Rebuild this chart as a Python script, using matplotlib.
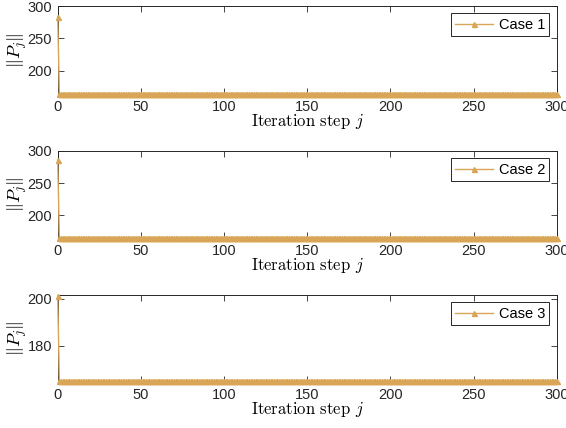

====================

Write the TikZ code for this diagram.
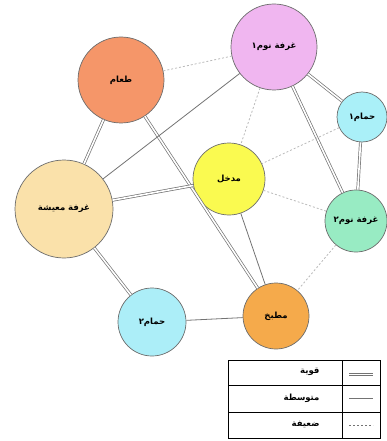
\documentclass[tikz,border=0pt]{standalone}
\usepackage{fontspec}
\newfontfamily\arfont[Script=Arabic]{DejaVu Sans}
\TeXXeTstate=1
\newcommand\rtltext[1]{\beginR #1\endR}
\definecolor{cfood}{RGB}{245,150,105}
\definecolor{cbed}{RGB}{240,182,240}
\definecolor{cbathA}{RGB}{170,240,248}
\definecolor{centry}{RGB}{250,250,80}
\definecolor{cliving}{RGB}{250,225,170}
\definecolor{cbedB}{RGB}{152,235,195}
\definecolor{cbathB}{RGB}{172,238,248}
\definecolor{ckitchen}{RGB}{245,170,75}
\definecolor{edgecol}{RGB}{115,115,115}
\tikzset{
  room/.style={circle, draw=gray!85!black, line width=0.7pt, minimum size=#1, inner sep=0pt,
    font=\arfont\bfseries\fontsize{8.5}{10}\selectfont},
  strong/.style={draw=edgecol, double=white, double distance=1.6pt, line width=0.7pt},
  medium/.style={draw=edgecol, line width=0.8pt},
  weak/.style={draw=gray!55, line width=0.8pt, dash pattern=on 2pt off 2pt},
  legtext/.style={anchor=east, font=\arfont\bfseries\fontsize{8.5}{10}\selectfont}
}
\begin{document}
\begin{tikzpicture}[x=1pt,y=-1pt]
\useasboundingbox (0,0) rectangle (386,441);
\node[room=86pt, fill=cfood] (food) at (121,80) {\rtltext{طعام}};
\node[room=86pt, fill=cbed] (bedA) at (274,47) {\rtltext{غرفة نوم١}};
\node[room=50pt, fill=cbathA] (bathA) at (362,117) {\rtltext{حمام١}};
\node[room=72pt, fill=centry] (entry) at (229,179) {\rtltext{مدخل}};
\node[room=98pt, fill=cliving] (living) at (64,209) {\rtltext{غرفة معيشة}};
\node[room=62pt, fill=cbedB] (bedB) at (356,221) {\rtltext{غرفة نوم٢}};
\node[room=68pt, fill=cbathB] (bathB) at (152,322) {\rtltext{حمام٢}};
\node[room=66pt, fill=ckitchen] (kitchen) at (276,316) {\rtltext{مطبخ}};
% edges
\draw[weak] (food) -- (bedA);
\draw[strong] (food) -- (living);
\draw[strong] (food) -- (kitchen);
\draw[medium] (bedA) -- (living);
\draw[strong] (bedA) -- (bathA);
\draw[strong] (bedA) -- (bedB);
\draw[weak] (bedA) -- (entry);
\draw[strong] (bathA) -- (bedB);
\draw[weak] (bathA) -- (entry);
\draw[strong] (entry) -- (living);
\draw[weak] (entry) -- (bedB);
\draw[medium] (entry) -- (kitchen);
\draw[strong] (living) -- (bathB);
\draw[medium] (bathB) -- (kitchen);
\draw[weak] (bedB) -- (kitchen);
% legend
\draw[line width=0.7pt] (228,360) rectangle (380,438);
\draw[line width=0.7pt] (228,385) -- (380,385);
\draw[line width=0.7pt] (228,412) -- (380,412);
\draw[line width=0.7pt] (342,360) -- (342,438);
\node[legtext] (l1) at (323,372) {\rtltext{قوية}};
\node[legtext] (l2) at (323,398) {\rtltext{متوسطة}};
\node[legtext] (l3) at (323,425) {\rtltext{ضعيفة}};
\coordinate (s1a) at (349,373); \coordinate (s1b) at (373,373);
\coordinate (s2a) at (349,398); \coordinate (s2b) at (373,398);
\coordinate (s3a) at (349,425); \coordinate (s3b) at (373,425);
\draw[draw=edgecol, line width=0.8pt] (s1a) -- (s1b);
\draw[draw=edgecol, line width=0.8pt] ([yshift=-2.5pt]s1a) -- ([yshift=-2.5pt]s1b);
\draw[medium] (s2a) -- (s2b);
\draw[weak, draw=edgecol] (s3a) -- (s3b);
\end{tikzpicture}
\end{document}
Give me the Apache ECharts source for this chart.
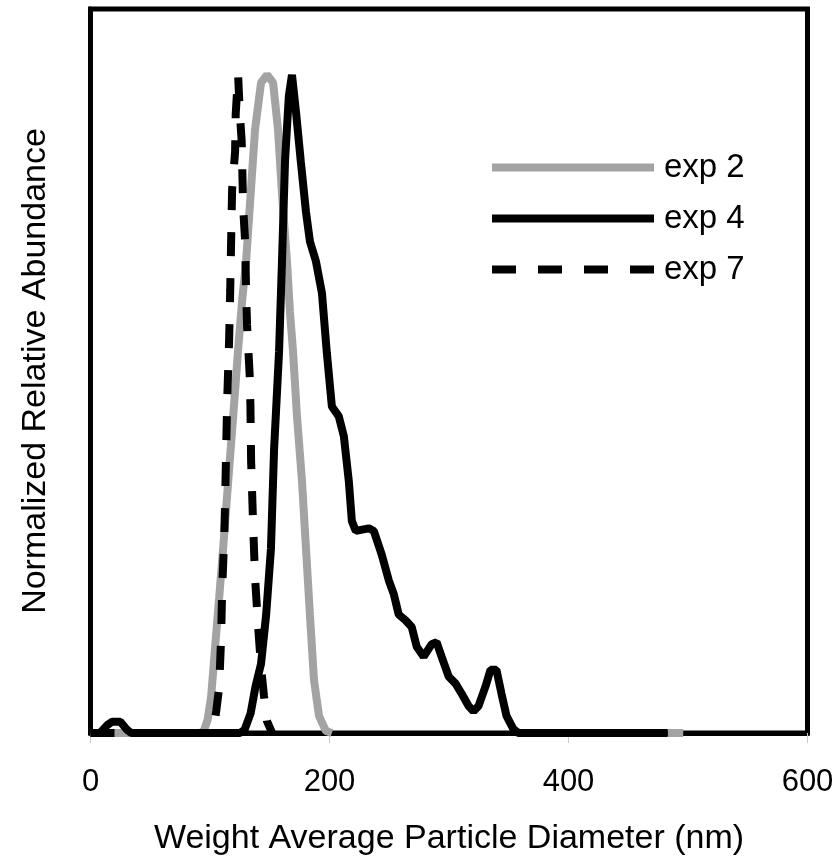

====================

_Problem_
Wherever the string "this" appears in the entries above, list that line.

_Exercise result_
Rebuild this chart as a Python script, using matplotlib.
Write the TikZ code for this diagram.
Give me the Apache ECharts source for this chart.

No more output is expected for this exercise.